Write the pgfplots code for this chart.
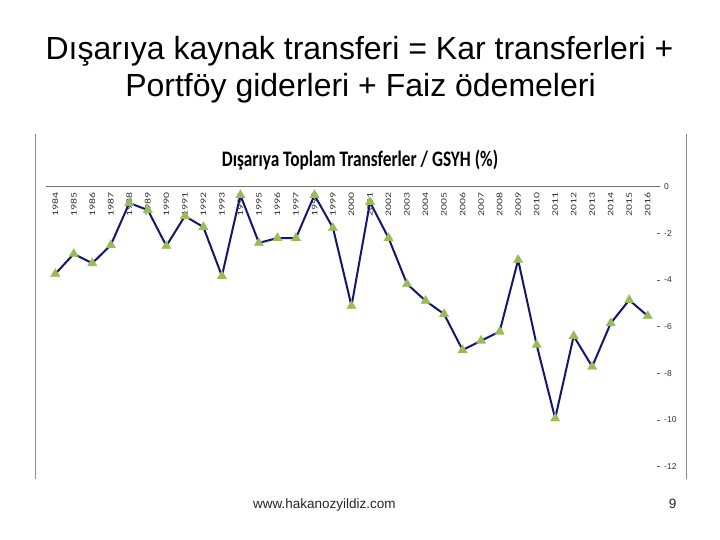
\documentclass[border=0pt]{standalone}
\usepackage{pgfplots}
\pgfplotsset{compat=1.18}
\usepackage{fontspec}
\setmainfont{Liberation Sans}
\newfontfamily\carlito{Carlito}
\definecolor{navyline}{RGB}{22,22,110}
\definecolor{mkgreen}{RGB}{155,187,89}
\begin{document}
\begin{tikzpicture}[x=1bp,y=1bp]
\path[fill=white] (0,0) rectangle (720,540);
% slide title
\node[anchor=base, inner sep=0] at (359.5,480) {\fontsize{32bp}{37bp}\selectfont Dışarıya kaynak transferi = Kar transferleri +};
\node[anchor=base, inner sep=0] at (360.5,443) {\fontsize{32bp}{37bp}\selectfont Portföy giderleri + Faiz ödemeleri};
% chart frame
\draw[black!45, line width=0.9bp] (35,406) -- (35,61);
\draw[black!45, line width=0.9bp] (686,406) -- (686,61);
% chart title
\node[anchor=base, inner sep=0] at (360,373.5) {\scalebox{1}[1.28]{\carlito\bfseries\fontsize{17.3bp}{20bp}\selectfont Dışarıya Toplam Transferler / GSYH (\%)}};
\begin{axis}[
  at={(46bp,73.3bp)}, anchor=south west,
  scale only axis, width=611bp, height=280bp,
  xmin=1983.5, xmax=2016.5, ymin=-12, ymax=0,
  clip=false,
  axis x line*=top, axis y line*=right,
  x axis line style={black!55, line width=0.6bp},
  y axis line style={draw=none},
  xtick={1984,...,2016},
  xtick style={draw=none},
  minor xtick={1983.5,1984.5,...,2016.5},
  minor x tick style={black!55, line width=0.6bp},
  minor tick length=4bp,
  major tick length=3bp,
  tick align=inside,
  ytick={-12,-10,...,0},
  yticklabels={-12,-10,-8,-6,-4,-2,0},
  ytick style={black!60, line width=0.6bp, xshift=3bp},
  xticklabel={\scalebox{1.4}[1]{\carlito\fontsize{8.4bp}{9bp}\selectfont\pgfmathprintnumber[1000 sep={},assume math mode=true]{\tick}}},
  xticklabel style={rotate=90, anchor=east, inner sep=0pt, text=black!80},
  xticklabel shift=-5.5bp,
  yticklabel style={anchor=west, inner sep=0pt, xshift=7bp, text=black!80, font=\fontsize{8.5bp}{9bp}\selectfont},
  every axis plot/.append style={line join=round},
]
\addplot[navyline, line width=2bp, mark=triangle*, mark size=5.5bp,
  mark options={fill=mkgreen, draw=mkgreen, line width=0.2bp}]
coordinates {
(1984,-3.74) (1985,-2.88) (1986,-3.28) (1987,-2.50) (1988,-0.70) (1989,-1.00)
(1990,-2.54) (1991,-1.26) (1992,-1.73) (1993,-3.83) (1994,-0.36) (1995,-2.41)
(1996,-2.20) (1997,-2.20) (1998,-0.36) (1999,-1.77) (2000,-5.11) (2001,-0.66)
(2002,-2.20) (2003,-4.17) (2004,-4.89) (2005,-5.46) (2006,-7.00) (2007,-6.60)
(2008,-6.21) (2009,-3.14) (2010,-6.78) (2011,-9.93) (2012,-6.40) (2013,-7.71)
(2014,-5.85) (2015,-4.86) (2016,-5.54)
};
\end{axis}
% footer
\node[anchor=base west, inner sep=0, text=black!85] at (253,31) {\fontsize{13.5bp}{15bp}\selectfont www.hakanozyildiz.com};
\node[anchor=base, inner sep=0, text=black!85] at (672.5,31) {\fontsize{13.5bp}{15bp}\selectfont 9};
\end{tikzpicture}
\end{document}
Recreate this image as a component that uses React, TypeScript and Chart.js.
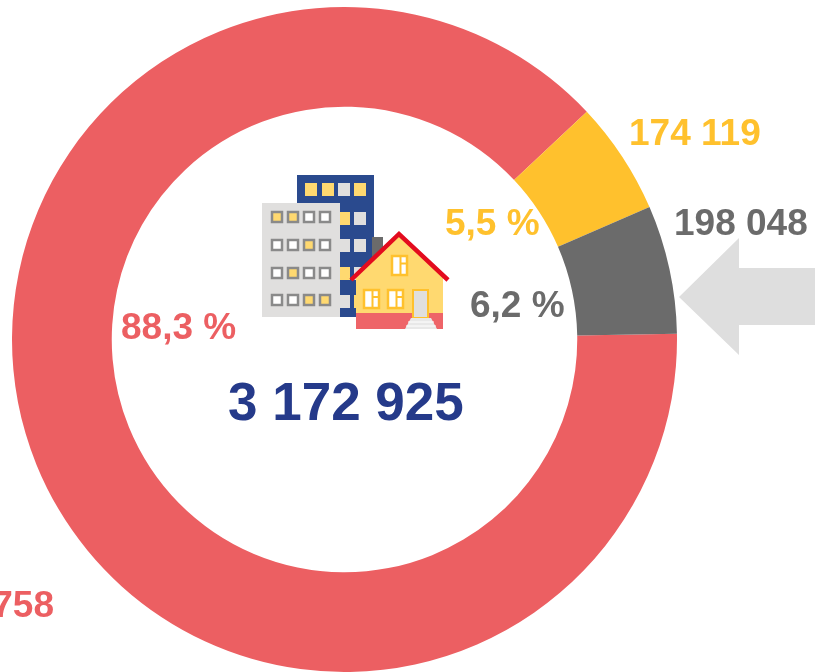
import React, { useEffect, useRef } from "react";
import { Chart, registerables } from "chart.js";

Chart.register(...registerables);

const categories = ["Red", "Yellow", "Grey"];
const values = [2800758, 174119, 198048];
const colors = ["#EC5F62", "#FFC12D", "#6B6B6B"];
const valueLabels = ["2 800 758", "174 119", "198 048"];
const percentLabels = ["88,3 %", "5,5 %", "6,2 %"];
const totalLabel = "3 172 925";
const navy = "#253A8A";
const FONT = '"Liberation Sans", Arial, sans-serif';

const labelPlugin = {
  id: "labels",
  afterDraw(chart: any) {
    const c = chart.ctx;
    c.save();
    c.textBaseline = "alphabetic";
    const put = (t: string, x: number, y: number, size: number, col: string, align = "left") => {
      c.font = `bold ${size}px ${FONT}`;
      c.fillStyle = col;
      c.textAlign = align;
      c.fillText(t, x, y);
    };
    put(valueLabels[1], 629, 145, 37, colors[1]);
    put(valueLabels[2], 674, 235, 37, colors[2]);
    put(valueLabels[0], 54, 617, 37, colors[0], "right");
    put(percentLabels[0], 121, 339, 37, colors[0]);
    put(percentLabels[1], 445, 235, 37, colors[1]);
    put(percentLabels[2], 470, 317, 37, colors[2]);
    put(totalLabel, 228, 420, 53, navy);
    c.restore();
  },
};

const blueCols = [305, 322, 338, 354];
const blueRows = [183, 212, 239, 267, 295];
const blueFill = [
  ["#FFD970", "#FFD970", "#E0DFDE", "#FFD970"],
  ["#FFD970", "#FFD970", "#FFD970", "#E0DFDE"],
  ["#FFD970", "#FFD970", "#E0DFDE", "#E0DFDE"],
  ["#FFD970", "#FFD970", "#FFD970", "#E0DFDE"],
  ["#FFD970", "#FFD970", "#E0DFDE", "#FFD970"],
];
const greyCols = [272, 288, 304, 320];
const greyRows = [212, 240, 268, 295];
const greyFill = [
  ["#FFD970", "#FFD970", "#fff", "#fff"],
  ["#fff", "#fff", "#FFD970", "#fff"],
  ["#fff", "#FFD970", "#fff", "#fff"],
  ["#fff", "#fff", "#FFD970", "#FFD970"],
];
const houseWindows = [
  [392, 256, 15, 19],
  [364, 290, 15, 18],
  [388, 290, 15, 18],
];

function Icon() {
  return (
    <svg width={815} height={672} style={{ position: "absolute", left: 0, top: 0, pointerEvents: "none" }}>
      <polygon points="679,297 739,238 739,268 815,268 815,325 739,325 739,355" fill="#DEDEDE" />
      <rect x={297} y={175} width={77} height={142} fill="#2A4A8E" />
      {blueRows.map((y, r) =>
        blueCols.map((x, i) => <rect key={`b${r}${i}`} x={x} y={y} width={12} height={13} fill={blueFill[r][i]} />)
      )}
      <rect x={262} y={203} width={78} height={114} fill="#E0DFDE" />
      {greyRows.map((y, r) =>
        greyCols.map((x, i) => (
          <rect key={`g${r}${i}`} x={x} y={y} width={10} height={10} fill={greyFill[r][i]} stroke="#8A8A8A" strokeWidth={2.5} />
        ))
      )}
      <rect x={372} y={237} width={11} height={30} fill="#6B6B6B" />
      <polygon points="399,234 444,278 443,278 443,313 356,313 356,278" fill="#FFD970" />
      <rect x={356} y={313} width={87} height={16} fill="#EE6468" />
      <polyline points="351,280 399,234 448,280" fill="none" stroke="#E30B1E" strokeWidth={4.5} />
      {houseWindows.map(([x, y, w, h], i) => (
        <g key={i}>
          <rect x={x} y={y} width={w} height={h} fill="#fff" stroke="#FFC12D" strokeWidth={2.5} />
          <line x1={x + w / 2 + 1} y1={y} x2={x + w / 2 + 1} y2={y + h} stroke="#FFC12D" strokeWidth={2} />
          <line x1={x + w / 2 + 1} y1={y + h / 2 - 2} x2={x + w} y2={y + h / 2 - 2} stroke="#FFC12D" strokeWidth={2} />
        </g>
      ))}
      <rect x={413} y={290} width={15} height={28} fill="#E0DFDE" stroke="#FFC12D" strokeWidth={2} />
      <polygon points="411,318 431,318 437,329 405,329" fill="#E8E8E8" />
      <line x1={408} y1={322} x2={434} y2={322} stroke="#fff" strokeWidth={1} />
      <line x1={406} y1={326} x2={436} y2={326} stroke="#fff" strokeWidth={1} />
    </svg>
  );
}

export default function App() {
  const ref = useRef<HTMLCanvasElement>(null);
  useEffect(() => {
    const chart = new Chart(ref.current!, {
      type: "doughnut",
      data: {
        labels: categories,
        datasets: [{ data: values, backgroundColor: colors, borderWidth: 0 }],
      },
      options: {
        animation: false,
        responsive: false,
        rotation: 89,
        cutout: "70%",
        layout: { padding: { left: 12, right: 138, top: 7, bottom: 0 } },
        plugins: { legend: { display: false }, tooltip: { enabled: false } },
      },
      plugins: [labelPlugin],
    } as any);
    return () => chart.destroy();
  }, []);
  return (
    <div style={{ position: "absolute", left: 0, top: 0, width: 815, height: 672, overflow: "hidden", background: "#fff" }}>
      <canvas ref={ref} width={815} height={672} style={{ position: "absolute", left: 0, top: 0 }} />
      <Icon />
    </div>
  );
}
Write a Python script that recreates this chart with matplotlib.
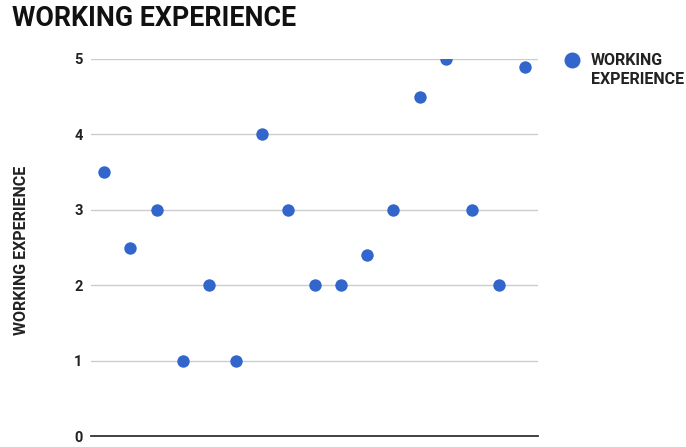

□ □ □

◆ What is expected: How many lines in these records hold the string "this"? Reply with the number alone.

◆ Exercise answer: 3